Nik Aslam

Aslam

Enticed by the offer of free beer by Nik’s kind promoter, who was I to turn down a free gig with free beer? Turned out to be pretty decent as it happens…

Date: August 24, 2015

Venue: Rough Trade, Nottingham

With an awkward gait, a resemblance to Graham Coxon but without any of the political rhetoric or self-righteousness, Nik Aslam takes to the Rough Trade stage bespectacled and donning an attire which screams can’t be arsed (think Jake Bugg, holler Alex Turner). But it’s not a criticism. His non-plussed geek chic is part of his charm.

“I’m not a country singer; Nottingham already has one” he resolutely declares, in reference to the city’s country wunderkind Jake Bugg. But despite his denial, you can’t help but compare his black-clad acoustic oeuvre with that of Nottingham’s finest musical export.
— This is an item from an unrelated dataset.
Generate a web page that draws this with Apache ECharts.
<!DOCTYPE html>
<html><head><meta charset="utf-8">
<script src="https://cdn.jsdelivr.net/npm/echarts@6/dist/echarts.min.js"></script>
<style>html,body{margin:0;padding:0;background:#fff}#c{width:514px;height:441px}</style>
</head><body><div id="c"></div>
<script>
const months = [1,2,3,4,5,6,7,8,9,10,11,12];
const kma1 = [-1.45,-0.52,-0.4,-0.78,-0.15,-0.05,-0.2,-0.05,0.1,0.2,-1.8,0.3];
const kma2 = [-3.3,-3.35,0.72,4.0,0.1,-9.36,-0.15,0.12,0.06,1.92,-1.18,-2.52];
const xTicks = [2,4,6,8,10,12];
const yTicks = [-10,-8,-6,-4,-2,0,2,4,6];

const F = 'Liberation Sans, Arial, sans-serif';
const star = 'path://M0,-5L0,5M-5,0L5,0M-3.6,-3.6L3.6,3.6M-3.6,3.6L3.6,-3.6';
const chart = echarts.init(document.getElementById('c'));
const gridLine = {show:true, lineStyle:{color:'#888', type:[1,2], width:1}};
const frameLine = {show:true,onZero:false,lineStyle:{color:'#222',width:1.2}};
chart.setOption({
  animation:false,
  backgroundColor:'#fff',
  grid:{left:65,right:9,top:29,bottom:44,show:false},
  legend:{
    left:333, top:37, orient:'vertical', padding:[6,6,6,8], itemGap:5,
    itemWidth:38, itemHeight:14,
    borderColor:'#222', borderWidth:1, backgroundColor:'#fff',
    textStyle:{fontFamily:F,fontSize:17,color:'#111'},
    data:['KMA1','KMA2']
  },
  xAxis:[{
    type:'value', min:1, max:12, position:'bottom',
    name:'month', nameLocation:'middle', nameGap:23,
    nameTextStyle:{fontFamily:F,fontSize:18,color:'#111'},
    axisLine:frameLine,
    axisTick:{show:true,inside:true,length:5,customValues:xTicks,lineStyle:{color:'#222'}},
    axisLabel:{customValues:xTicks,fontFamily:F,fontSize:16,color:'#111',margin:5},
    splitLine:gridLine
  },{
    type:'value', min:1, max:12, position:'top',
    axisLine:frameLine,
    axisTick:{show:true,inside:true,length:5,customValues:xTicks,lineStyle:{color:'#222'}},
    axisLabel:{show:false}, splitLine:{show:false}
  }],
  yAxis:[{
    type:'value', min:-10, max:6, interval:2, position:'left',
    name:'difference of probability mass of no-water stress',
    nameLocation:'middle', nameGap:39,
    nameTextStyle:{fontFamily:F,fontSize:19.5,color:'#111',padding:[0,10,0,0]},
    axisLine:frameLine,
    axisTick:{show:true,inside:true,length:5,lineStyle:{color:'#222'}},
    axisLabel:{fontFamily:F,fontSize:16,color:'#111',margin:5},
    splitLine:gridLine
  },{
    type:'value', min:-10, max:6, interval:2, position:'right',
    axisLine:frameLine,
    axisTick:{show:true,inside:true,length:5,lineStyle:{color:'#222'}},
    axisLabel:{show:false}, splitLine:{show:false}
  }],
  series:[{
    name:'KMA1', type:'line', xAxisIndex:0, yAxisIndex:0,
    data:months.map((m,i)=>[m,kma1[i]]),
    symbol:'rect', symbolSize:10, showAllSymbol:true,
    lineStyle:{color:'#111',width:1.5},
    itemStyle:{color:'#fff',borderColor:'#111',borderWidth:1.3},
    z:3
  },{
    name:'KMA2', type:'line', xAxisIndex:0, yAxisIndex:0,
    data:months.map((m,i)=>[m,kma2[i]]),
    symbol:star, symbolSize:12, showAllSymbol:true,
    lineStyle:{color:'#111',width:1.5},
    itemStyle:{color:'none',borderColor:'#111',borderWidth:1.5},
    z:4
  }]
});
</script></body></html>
Although with that said, he lets more of his own personality into his songs, something Bugg shys away from, preferring instead to mask his Clifton roots with a Nashville twang.

Even with an ode to 1960s American pop nugget Bobby Vee, Nik isn’t fooling anyone. His Midlands accent (Burton upon Trent to be precise) is far too strong, which is where the similarities with Alex Turner come to the fore.
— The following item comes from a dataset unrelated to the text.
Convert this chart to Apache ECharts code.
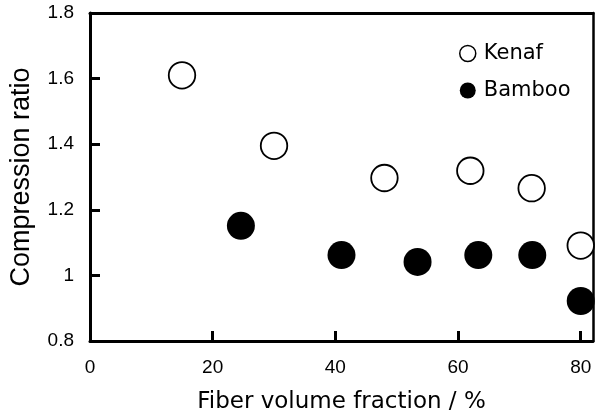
<!DOCTYPE html>
<html>
<head>
<meta charset="utf-8">
<script src="https://cdn.jsdelivr.net/npm/echarts@6/dist/echarts.min.js"></script>
<style>
  html, body { margin: 0; padding: 0; background: #fff; }
  #chart { width: 595px; height: 415px; }
</style>
</head>
<body>
<div id="chart"></div>
<script>
  // values
  const kenafX = [15, 30, 48, 62, 72, 80]
  const kenafY = [1.61, 1.395, 1.297, 1.319, 1.266, 1.091]
  const bambooX = [24.6, 41, 53.4, 63.3, 72.1, 80]
  const bambooY = [1.151, 1.062, 1.041, 1.062, 1.062, 0.922]
  const xTicks = [0, 20, 40, 60, 80]
  const yTicks = [0.8, 1, 1.2, 1.4, 1.6, 1.8]

  const pair = (xs, ys) => xs.map((x, i) => [x, ys[i]])

  const chart = echarts.init(document.getElementById('chart'))

  const wideFont = '"DejaVu Sans", sans-serif'
  const latinFont = '"Liberation Sans", Arial, sans-serif'
  const black = '#000'

  // top and right edges of the frame (no ticks, no labels)
  const frameAxis = (width) => ({
    axisLine: { show: true, onZero: false, lineStyle: { color: black, width: width } },
    axisTick: { show: false },
    axisLabel: { show: false },
    splitLine: { show: false }
  })

  const option = {
    backgroundColor: '#fff',
    animation: false,
    grid: {
      left: 90, top: 13, right: 2, bottom: 74,
      outerBoundsMode: 'none'
    },
    legend: {
      orient: 'vertical',
      left: 454, top: 38,
      itemWidth: 16, itemHeight: 16,
      itemGap: 16,
      textStyle: { fontFamily: wideFont, fontSize: 21, color: black, padding: [0, 0, 0, 3] },
      data: [
        { name: 'Kenaf', icon: 'circle', itemStyle: { color: '#fff', borderColor: black, borderWidth: 1.5, opacity: 1 } },
        { name: 'Bamboo', icon: 'circle', itemStyle: { color: black, borderWidth: 0, opacity: 1 } }
      ]
    },
    xAxis: [{
      type: 'value',
      min: 0, max: 82, interval: 20,
      name: 'Fiber volume fraction / %',
      nameLocation: 'middle', nameGap: 50,
      nameTextStyle: { fontFamily: wideFont, fontSize: 23, color: black },
      axisLine: { show: true, onZero: false, lineStyle: { color: black, width: 3 } },
      axisTick: { show: true, inside: true, length: 10, lineStyle: { color: black, width: 3 } },
      axisLabel: {
        fontFamily: latinFont, fontSize: 19, color: black, margin: 17,
        showMaxLabel: false,
        formatter: v => xTicks.includes(v) ? String(v) : ''
      },
      splitLine: { show: false }
    }, Object.assign({ type: 'value', position: 'top', min: 0, max: 82 }, frameAxis(3))],
    yAxis: [{
      type: 'value',
      min: 0.8, max: 1.8, interval: 0.2,
      name: 'Compression ratio',
      nameLocation: 'middle', nameGap: 55,
      nameTextStyle: { fontFamily: latinFont, fontSize: 27, color: black },
      axisLine: { show: true, onZero: false, lineStyle: { color: black, width: 3 } },
      axisTick: { show: true, inside: true, length: 10, lineStyle: { color: black, width: 3 } },
      axisLabel: {
        fontFamily: latinFont, fontSize: 19, color: black, margin: 16,
        formatter: v => {
          const t = yTicks.find(y => Math.abs(y - v) < 1e-6)
          return t === undefined ? '' : String(t)
        }
      },
      splitLine: { show: false }
    }, Object.assign({ type: 'value', position: 'right', min: 0.8, max: 1.8 }, frameAxis(2.5))],
    series: [
      {
        name: 'Kenaf',
        type: 'scatter',
        symbol: 'circle',
        symbolSize: 26.5,
        clip: true,
        itemStyle: { color: '#fff', borderColor: black, borderWidth: 1.8, opacity: 1 },
        data: pair(kenafX, kenafY)
      },
      {
        name: 'Bamboo',
        type: 'scatter',
        symbol: 'circle',
        symbolSize: 28,
        clip: true,
        itemStyle: { color: black, opacity: 1 },
        data: pair(bambooX, bambooY)
      }
    ]
  }

  chart.setOption(option)
</script>
</body>
</html>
“I’ve got a new EP out which is available downstairs”, he says hopeful of a few sales of his four-track EP, Scraping for Change. A benefit of playing in an actual record shop

But with a low attendance, and this being a free gig, Nik can forget about giving up the day job just yet. But if he carries on writing deliciously lifting country-indie songs like Welcome, he may earn himself a few bob yet. That song is one of a few that displays his amazing dexterity and skill with his acoustic guitar, fingering his fretboard with breakneck speed

“This is a new one so only I know it”, he announces before Derailed, a song that somehow sounds like Carly Simon’s You’re So Vain with Banarama’s She’s Got It at its base. Confused? Well don’t worry, it worked. Somehow

Waiting in the Kitchen drills home those Jake Bugg comparisons with more power. It’s a rollicking blues-folk song with modern values and a whistled chorus

Occasionally he’ll peek and troth between high and low notes; a nadir that has him rolling words off his tongue and a maxim that squeaks out a falsetto unexpectedly.
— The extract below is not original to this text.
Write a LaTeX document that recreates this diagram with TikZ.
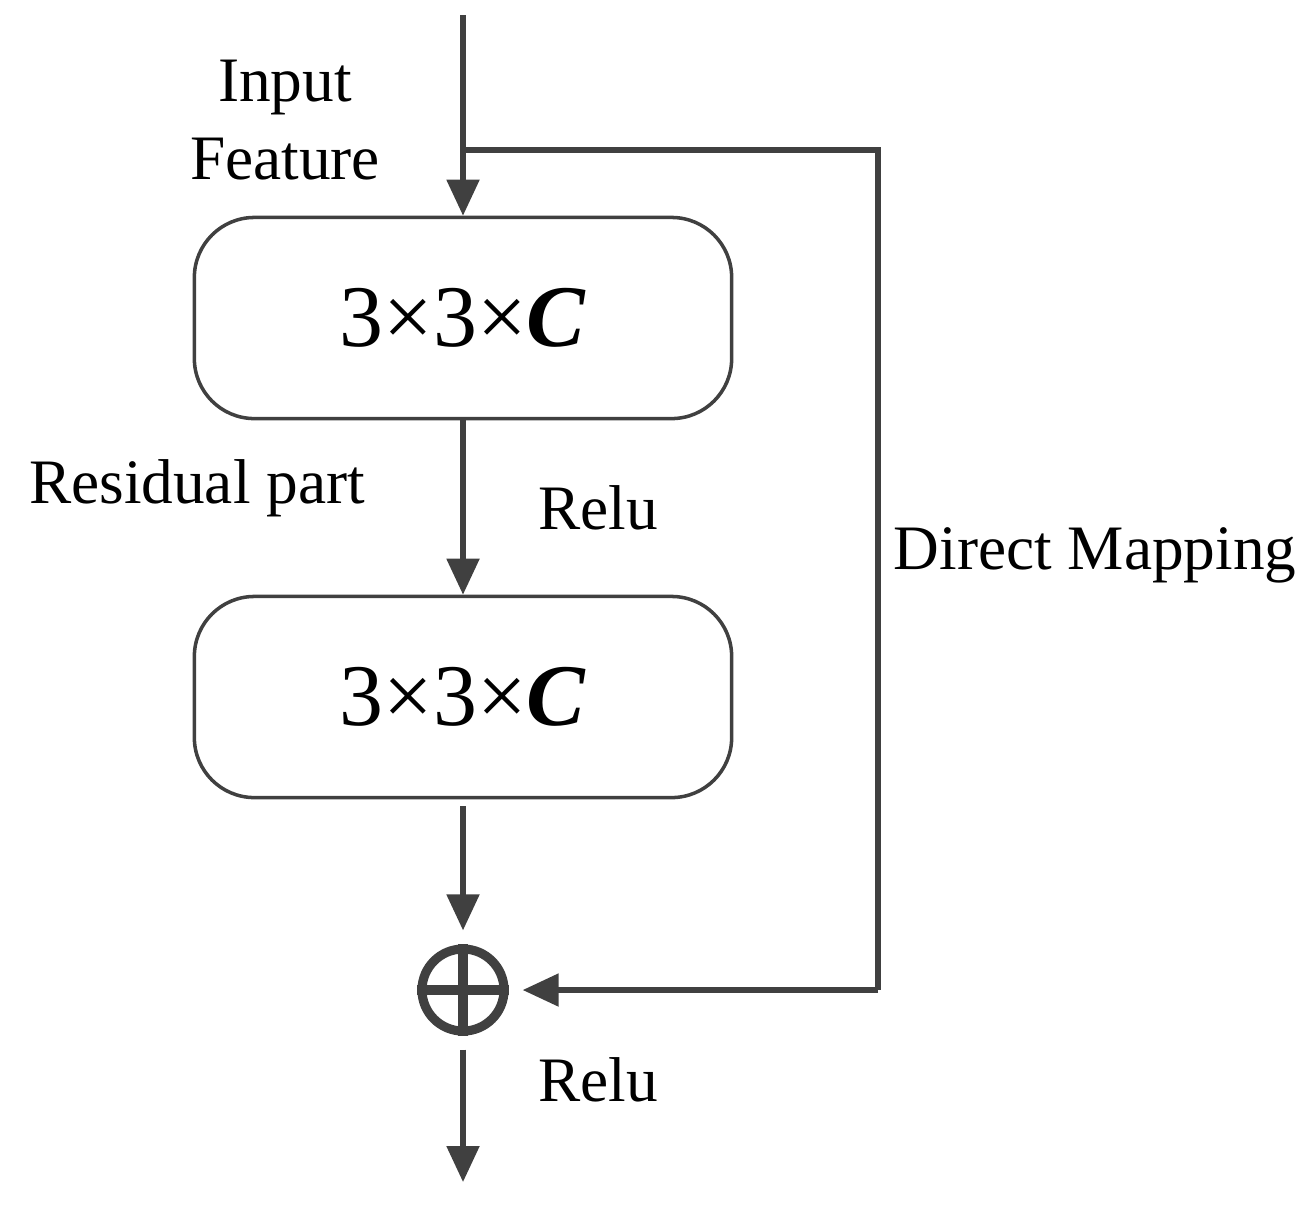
\documentclass[tikz,border=0pt]{standalone}
\usepackage{fontspec}
\setmainfont{Liberation Serif}
\usetikzlibrary{arrows.meta}
\definecolor{linegray}{HTML}{404040}
\begin{document}
\begin{tikzpicture}[x=0.01cm,y=-0.01cm,
    flow/.style={draw=linegray, line width=1.5pt, -{Triangle[length=3.6mm,width=3.2mm]}},
    block/.style={draw=linegray, line width=1pt, rounded corners=0.6cm, minimum width=5.37cm, minimum height=2.01cm, font=\fontsize{25}{28}\selectfont},
    label/.style={font=\fontsize{18}{22}\selectfont, align=center}]
    \useasboundingbox (0,0) rectangle (1313,1211);

    \coordinate (top) at (463,15);
    \coordinate (split) at (463,150);
    \coordinate (corner1) at (878,150);
    \coordinate (corner2) at (878,990);
    \coordinate (out) at (463,1182);

    \node[block] (conv1) at (463,318) {3×3×\textbf{\textit{C}}};
    \node[block] (conv2) at (463,697) {3×3×\textbf{\textit{C}}};
    \node[circle, draw=linegray, line width=2.6pt, minimum size=0.82cm, inner sep=0pt] (sum) at (463,990) {};
    \draw[linegray, line width=2.6pt] (sum.north) -- (sum.south) (sum.west) -- (sum.east);

    \draw[flow] (top) -- (conv1.north);
    \draw[draw=linegray, line width=1.5pt] (split) -- (corner1) -- (corner2);
    \draw[flow] (corner2) -- ([xshift=4pt]sum.east);
    \draw[flow] (conv1.south) -- (conv2.north);
    \draw[flow] ([yshift=-2pt]conv2.south) -- ([yshift=4pt]sum.north);
    \draw[flow] ([yshift=-4pt]sum.south) -- (out);

    \node[label] (input) at (285,120) {Input\\Feature};
    \node[label] (resid) at (197,488) {Residual part};
    \node[label] (relu1) at (598,508) {Relu};
    \node[label] (direct) at (1095,555) {Direct Mapping};
    \node[label] (relu2) at (598,1080) {Relu};
\end{tikzpicture}
\end{document}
He finishes with This City is Ours, again mesmerising his small yet captive audience with his trembling fingers swiftly fondling his strings to deliver his most indiest of songs. It’s like The Manics jamming with Future Islands and it’s excellent

He may still be a newbie on the music scene, but there’s an appetite for this kind of artist, and with a bit of luck he’ll make the break.